This example uses Financial Toolbox™ bond pricing functions to evaluate the impact of time-to-maturity and yield variation on the price of a bond portfolio. Also, this example shows how to visualize the price behavior of a portfolio of bonds over a wide range of yield curve scenarios, and as time progresses toward maturity.

Specify values for the settlement date, maturity date, face value, coupon rate, and coupon payment periodicity of a four-bond portfolio. For simplicity, accept default values for the end-of-month payment rule (rule in effect) and day-count basis (actual/actual). Also, synchronize the coupon payment structure to the maturity date (no odd first or last coupon dates). Any inputs for which defaults are accepted are set to empty matrices ([]) as placeholders where appropriate. Also, specify the points on the yield curve for each bond.
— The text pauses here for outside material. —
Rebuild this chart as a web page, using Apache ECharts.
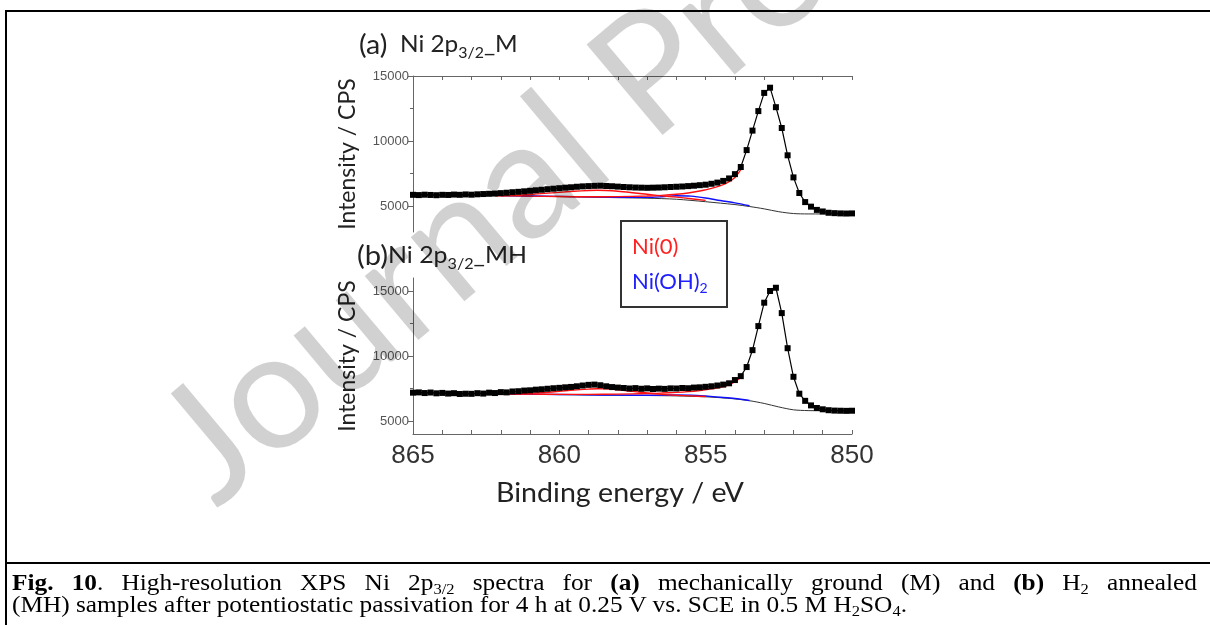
<!DOCTYPE html>
<html>
<head>
<meta charset="utf-8">
<script src="https://cdn.jsdelivr.net/npm/echarts@6/dist/echarts.min.js"></script>
<style>
  html, body { margin: 0; padding: 0; background: #fff; }
  #wrap { position: relative; width: 1210px; height: 625px; overflow: hidden; }
  #chart { position: absolute; left: 0; top: 0; width: 1210px; height: 625px; }
  .frame-top { position: absolute; left: 5px; top: 10px; width: 1210px; height: 2px; background: #000; }
  .frame-left { position: absolute; left: 5px; top: 10px; width: 2px; height: 620px; background: #000; }
  .frame-mid { position: absolute; left: 5px; top: 562px; width: 1210px; height: 2px; background: #000; }
  .cap { position: absolute; left: 12px; font-family: "Liberation Serif", "Times New Roman", serif;
         font-size: 23px; line-height: 22px; color: #000; white-space: nowrap; transform-origin: 0 0; }
  .cap.l1 { top: 572px; }
  .cap.l2 { top: 594px; }
  .cap sub { font-size: 15px; line-height: 0; vertical-align: -4px; }
</style>
</head>
<body>
<div id="wrap">
  <div id="chart"></div>
  <div class="frame-top"></div>
  <div class="frame-left"></div>
  <div class="frame-mid"></div>
  <div class="cap l1" id="cap1"><b>Fig. 10</b>. High-resolution XPS Ni 2p<sub>3/2</sub> spectra for <b>(a)</b> mechanically ground (M) and <b>(b)</b> H<sub>2</sub> annealed</div>
  <div class="cap l2" id="cap2">(MH) samples after potentiostatic passivation for 4 h at 0.25 V vs. SCE in 0.5 M H<sub>2</sub>SO<sub>4</sub>.</div>
</div>
<script>
// Caption: common horizontal scale from the last line, first line justified by word spacing
(function () {
  const c1 = document.getElementById('cap1');
  const c2 = document.getElementById('cap2');
  const s = 895 / c2.getBoundingClientRect().width;
  const w1 = c1.getBoundingClientRect().width;
  const gaps = c1.textContent.split(' ').length - 1;
  c1.style.wordSpacing = Math.max(0, (1185 / s - w1) / gaps) + 'px';
  c1.style.transform = c2.style.transform = 'scaleX(' + s + ')';
})();

// Binding energy grid of the measured spectra (eV)
const energy = [865.0,864.8,864.6,864.4,864.2,864.0,863.8,863.6,863.4,863.2,863.0,862.8,862.6,862.4,862.2,862.0,861.8,861.6,861.4,861.2,861.0,860.8,860.6,860.4,860.2,860.0,859.8,859.6,859.4,859.2,859.0,858.8,858.6,858.4,858.2,858.0,857.8,857.6,857.4,857.2,857.0,856.8,856.6,856.4,856.2,856.0,855.8,855.6,855.4,855.2,855.0,854.8,854.6,854.4,854.2,854.0,853.8,853.6,853.4,853.2,853.0,852.8,852.6,852.4,852.2,852.0,851.8,851.6,851.4,851.2,851.0,850.8,850.6,850.4,850.2,850.0];

// Measured intensity (CPS): (a) mechanically ground, (b) H2 annealed
const measuredM = [5860,5840,5870,5850,5830,5860,5850,5880,5860,5890,5870,5900,5920,5940,5960,5990,6020,6060,6090,6130,6170,6210,6250,6290,6330,6370,6410,6440,6480,6510,6530,6550,6560,6540,6520,6490,6460,6440,6420,6410,6400,6410,6420,6440,6460,6480,6500,6530,6560,6600,6640,6710,6800,6930,7120,7450,8000,9300,10800,12300,13700,14100,12600,11000,8900,7200,6000,5300,4950,4700,4580,4480,4450,4430,4420,4430];
const measuredMH = [7180,7200,7150,7190,7130,7160,7110,7140,7080,7100,7090,7140,7110,7180,7150,7220,7200,7270,7290,7340,7360,7410,7440,7480,7520,7550,7590,7620,7670,7730,7780,7800,7750,7670,7610,7570,7540,7500,7530,7480,7510,7460,7490,7470,7510,7500,7540,7520,7570,7590,7630,7670,7730,7800,7900,8150,8450,9150,10450,12300,14100,15000,15250,13300,10600,8400,7100,6550,6200,6000,5900,5830,5800,5790,5780,5790];

// Shirley background
const bgEnergy = [865,864,863,862,861,860,859,858,857,856,855,854.5,854,853.5,853,852.5,852,851.5,851,850];
const backgroundM  = [5850,5840,5820,5790,5760,5720,5680,5640,5600,5520,5330,5220,5110,4960,4780,4560,4420,4390,4390,4390];
const backgroundMH = [7170,7150,7120,7090,7060,7030,7000,6980,6960,6930,6860,6790,6700,6560,6350,6080,5860,5800,5790,5790];

// Ni(0) main line (on background)
const ni0Energy = [862,861,860,859,858,857,856.5,856,855.6,855.2,854.8,854.4,854.2,854.0,853.8];
const ni0M  = [5800,5760,5730,5710,5720,5770,5820,5900,6000,6150,6350,6650,6880,7200,7800];
const ni0MH = [7090,7070,7050,7050,7070,7110,7150,7200,7260,7350,7470,7650,7800,8020,8350];

// Ni(0) satellite (on background)
const satEnergy = [862.2,861.5,861,860.5,860,859.5,859,858.7,858.4,858,857.5,857,856.5,856,855.5,855];
const ni0SatM  = [5790,5830,5890,5970,6050,6130,6190,6210,6190,6130,6020,5900,5780,5680,5560,5430];
const ni0SatMH = [7080,7090,7120,7190,7280,7380,7450,7480,7470,7400,7280,7150,7050,6980,6930,6880];

// Ni(OH)2 component (on background)
const ohEnergy = [862,861,860,859,858,857,856.5,856,855.5,855,854.5,854,853.5];
const niOHM  = [5800,5770,5740,5700,5670,5660,5710,5790,5760,5620,5420,5240,5020];
const niOHMH = [7080,7060,7040,7010,6990,6980,6990,7010,6990,6920,6830,6730,6580];

// Axis ticks and labels
const energyTicks = [865,864,863,862,861,860,859,858,857,856,855,854,853,852,851,850];
const energyLabels = [865,860,855,850];
const intensityLabels = [5000,10000,15000];
const intensityMinor = [7500,12500];

const pairs = (xs, ys) => xs.map((x, i) => [x, ys[i]]);

const SANS = 'Lato, "Open Sans", sans-serif';
const DIGITS = '"Liberation Sans", Arial, sans-serif';
const AXIS_COL = '#666';

const GRIDS = [
  { left: 413, top: 76, width: 439, height: 156 },
  { left: 413, top: 278, width: 439, height: 156 }
];
const YRANGE = [[3000, 15000], [4000, 16000]];

function xAxisFor(i) {
  return {
    type: 'value', gridIndex: i, min: 850, max: 865, inverse: true,
    position: i === 0 ? 'top' : 'bottom',
    axisLine: { show: true, lineStyle: { color: AXIS_COL, width: 1 } },
    axisTick: { show: true, inside: true, length: 4, customValues: energyTicks, lineStyle: { color: AXIS_COL } },
    axisLabel: i === 0 ? { show: false } : {
      show: true, customValues: energyLabels, fontFamily: DIGITS, fontSize: 26, color: '#333', margin: 9
    },
    splitLine: { show: false }
  };
}

function yAxisMajor(i) {
  return {
    type: 'value', gridIndex: i, min: YRANGE[i][0], max: YRANGE[i][1], position: 'left',
    axisLine: { show: true, lineStyle: { color: AXIS_COL, width: 1 } },
    axisTick: { show: true, inside: false, length: 5, customValues: intensityLabels, lineStyle: { color: AXIS_COL } },
    axisLabel: { show: true, customValues: intensityLabels, fontFamily: DIGITS, fontSize: 13, color: '#555', margin: 4,
                 formatter: v => String(v) },
    splitLine: { show: false },
    name: 'Intensity / CPS', nameLocation: 'middle', nameGap: 54,
    nameTextStyle: { fontFamily: SANS, fontSize: 23, color: '#222' }
  };
}

function yAxisMinor(i) {
  return {
    type: 'value', gridIndex: i, min: YRANGE[i][0], max: YRANGE[i][1], position: 'left',
    axisLine: { show: false },
    axisTick: { show: true, inside: false, length: 3, customValues: intensityMinor, lineStyle: { color: AXIS_COL } },
    axisLabel: { show: false },
    splitLine: { show: false }
  };
}

function line(ax, data, color, width, z) {
  return {
    type: 'line', xAxisIndex: ax, yAxisIndex: ax * 2, data: data,
    symbol: 'none', smooth: 0.3, lineStyle: { color: color, width: width }, z: z, silent: true
  };
}

function measured(ax, data) {
  return {
    type: 'line', xAxisIndex: ax, yAxisIndex: ax * 2, data: data,
    symbol: 'rect', symbolSize: 6, showAllSymbol: true,
    itemStyle: { color: '#000' }, lineStyle: { color: '#000', width: 1.2 }, z: 6, silent: true
  };
}

const series = [];
[
  [measuredM, backgroundM, ni0M, ni0SatM, niOHM],
  [measuredMH, backgroundMH, ni0MH, ni0SatMH, niOHMH]
].forEach((set, i) => {
  series.push(line(i, pairs(bgEnergy, set[1]), '#333', 1, 2));
  series.push(line(i, pairs(ohEnergy, set[4]), '#1010ff', 1.4, 3));
  series.push(line(i, pairs(ni0Energy, set[2]), '#ff1010', 1.4, 4));
  series.push(line(i, pairs(satEnergy, set[3]), '#ff1010', 1.4, 4));
  series.push(measured(i, pairs(energy, set[0])));
});

const INK = '#222';
const titleRich = {
  p: { fontFamily: SANS, fontSize: 27, fill: INK, lineHeight: 32, verticalAlign: 'middle' },
  t: { fontFamily: SANS, fontSize: 23, fill: INK, lineHeight: 32, verticalAlign: 'middle' },
  s: { fontFamily: SANS, fontSize: 15, fill: INK, lineHeight: 17, verticalAlign: 'bottom' }
};
const legendRich = {
  r: { fontFamily: SANS, fontSize: 22, fill: '#ff2020', lineHeight: 26, verticalAlign: 'middle' },
  b: { fontFamily: SANS, fontSize: 22, fill: '#2020ff', lineHeight: 26, verticalAlign: 'middle' },
  bs: { fontFamily: SANS, fontSize: 14, fill: '#2020ff', lineHeight: 14, verticalAlign: 'bottom' }
};

const chart = echarts.init(document.getElementById('chart'), null, { renderer: 'canvas' });
chart.setOption({
  animation: false,
  backgroundColor: '#fff',
  grid: GRIDS,
  xAxis: [xAxisFor(0), xAxisFor(1)],
  yAxis: [yAxisMajor(0), yAxisMinor(0), yAxisMajor(1), yAxisMinor(1)],
  series: series,
  graphic: [
    { type: 'text', x: 359, y: 45, z: 10, silent: true, scaleX: 1.06,
      style: { text: '{p|(a)}{t|  Ni 2p}{s|3/2}{t|_M}', rich: titleRich, textVerticalAlign: 'middle' } },
    { type: 'text', x: 357, y: 256, z: 10, silent: true, scaleX: 1.08,
      style: { text: '{p|(b)}{t|Ni 2p}{s|3/2}{t|_MH}', rich: titleRich, textVerticalAlign: 'middle' } },
    { type: 'text', x: 496, y: 494, z: 10, silent: true, scaleX: 1.1,
      style: { text: 'Binding energy / eV', font: '26px Lato, sans-serif', fill: INK,
               textAlign: 'left', textVerticalAlign: 'middle' } },
    { type: 'rect', z: 10, silent: true,
      shape: { x: 621, y: 221, width: 106, height: 86 },
      style: { fill: '#fff', stroke: '#333', lineWidth: 2 } },
    { type: 'text', x: 632, y: 247, z: 11, silent: true,
      style: { text: '{r|Ni(0)}', rich: legendRich, textVerticalAlign: 'middle' } },
    { type: 'text', x: 632, y: 282, z: 11, silent: true,
      style: { text: '{b|Ni(OH)}{bs|2}', rich: legendRich, textVerticalAlign: 'middle' } },
    { type: 'text', x: 235, y: 532, z: 100, silent: true, rotation: 40 * Math.PI / 180,
      style: { text: 'Journal Pre-proof', font: '165px Lato, sans-serif', fill: 'rgba(0,0,0,0.18)',
               textAlign: 'left', textVerticalAlign: 'bottom' } }
  ]
});
</script>
</body>
</html>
Settle     = datetime(1995,1,15);
Maturity   = datetime( [2020, 4, 3;...
                        2025, 5,14;...
                        2019, 6, 9;...
                        2019, 2,25])
Maturity = 4x1 datetime
   03-Apr-2020
   14-May-2025
   09-Jun-2019
   25-Feb-2019

Face       = [1000; 1000; 1000; 1000];
CouponRate = [0; 0.05; 0; 0.055];
Periods    = [0; 2; 0; 2];

Yields = [0.078; 0.09; 0.075; 0.085];

Use Financial Toolbox functions to calculate the true bond prices as the sum of the quoted price plus accrued interest.

[CleanPrice, AccruedInterest] = bndprice(Yields,... 
CouponRate,Settle, Maturity, Periods,...
[], [], [], [], [], [], Face);

Prices  =  CleanPrice + AccruedInterest
Prices = 4×1

  145.2452
  594.7757
  165.8949
  715.7584

Assume that the value of each bond is $25,000, and determine the quantity of each bond such that the portfolio value is $100,000.

BondAmounts = 25000 ./ Prices;

Compute the portfolio price for a rolling series of settlement dates over a range of yields. The evaluation dates occur annually on January 15, beginning on 15-Jan-1995 (settlement) and extending out to 15-Jan-2018. Thus, this step evaluates portfolio price on a grid of time of progression (dT) and interest rates (dY).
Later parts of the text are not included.